On the other hand,, those individuals who received the larger $532 payment benefited from higher consumption, savings, assets, and house values, along with improvements in diet, child growth, and child mortality.
Zeitlin writes: “These results are exciting, in that they show the potential for unconditional transfers to protect children at risk of acute malnutrition, even in a relatively short period of time.”
The study has implications both for the design of programs to target child development in Rwanda, and for how USAID allocates funds more broadly.
In Rwanda, despite improvements in child nutrition in recent years, many children still suffer from stunted growth due to malnutrition. To combat these challenges, the Government of Rwanda set ambitious targets for reducing malnutrition among children and women of childbearing age by 2018. Existing standards of practice suggest that intensive multi-faceted programming can be effective by addressing multiple challenges at once, on the supply and demand side, with nutrition and water, sanitation, and hygiene (WASH) interventions. However, McIntosh and Zeitlin’s research suggests that larger investments may be needed in order to improve these outcomes in the short term, and that cash grants provide one way of doing so.

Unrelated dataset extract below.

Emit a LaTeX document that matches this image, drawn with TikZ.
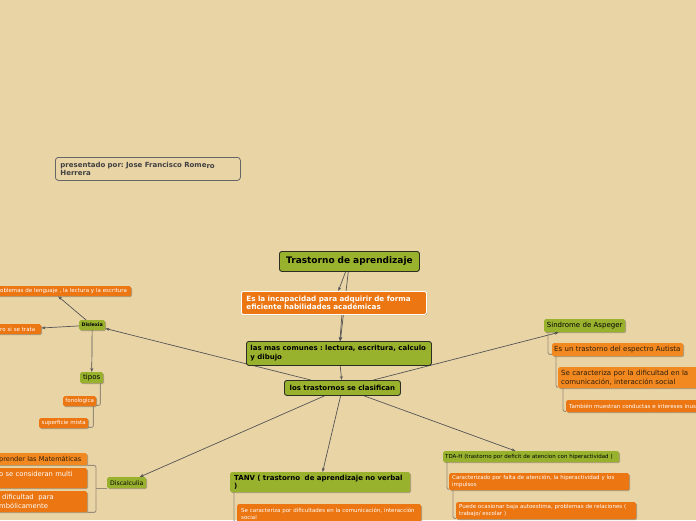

More broadly, this cash benchmarking evaluation presents a new approach to holding foreign donors accountable for the cost-effectiveness of their aid strategies. As Sarah Rose and Amanda Glassman of the Center for Global Development write:
Because cash transfers are simple to implement, they’re just about the lowest cost way to help someone, making their per-dollar impact a baseline level of value for money. This can inform the selection and design of future programs…. USAID is blazing a trail as the first bilateral donor to begin to use [cash benchmarking evaluations] to understand prospectively how its money can be used most cost-effectively.
Studies like that of McIntosh and Zeitlin suggest that randomized, controlled trials can be a valuable tool in this search for cost-effective aid strategies.